Background:
I will be working on tools that will be dependent on a rapidly changing API and rapidly changing data model over which I will have zero control.
Data model and API changes are common, the issue here is that my code must continue to work with current and all past versions (ie 100% backwords compatibility) because all will continue to be used internally.
It must also gracefully degrade when it runs into missing/unknown features etc.
The tools will be written in C# with WinForms and are for testing custom hardware.
<Edit>
My goal would be something close to only having to create classes to add features and when data model changes come, create a new set of data model classes that will get created by a factory based on API version.

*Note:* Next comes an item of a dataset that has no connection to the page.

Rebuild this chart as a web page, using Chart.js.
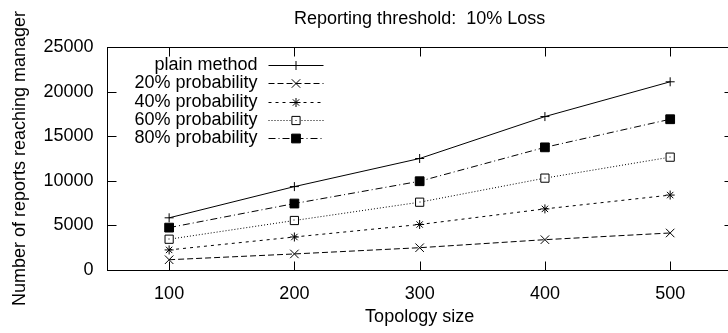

The challenge for me is that future features then may depend on the specific data models, which may be mixed and matched (until a final combo is reached). How would you handle this gracefully?
<Edit2>
Of course, once a product is shipped, I would like to reuse the tool and just add code for newer products. Before I started here, every product cycle meant rewriting (from scratch) all the tooling, something I aim to prevent in the future :)
</Edit>
Question:
What design techniques and patterns would you suggest or have had success with to maintain compatibility with multiple versions of an API/Data Model?
What pitfalls should I watch out for?
Practically all the SOLID patterns apply here, but particularly the Single Responsibility Principle (SRP) and Open/Closed Principle (OCP).
The OCP specifically states that the type should be open for extension, but closed for modification - that sounds like a good fit in your case, because this would be a way to ensure backwards compatibility.
The SRP is also very helpful here because it means that if a class does only one thing, and that thing becomes obsolete, it doesn't drag along a lot of other problems. It can just be left to die on its own.
On a more practical level, I would suggest that you follow two principles:
TDD (or just a comprehensive unit test suite) will help protect you against breaking changes.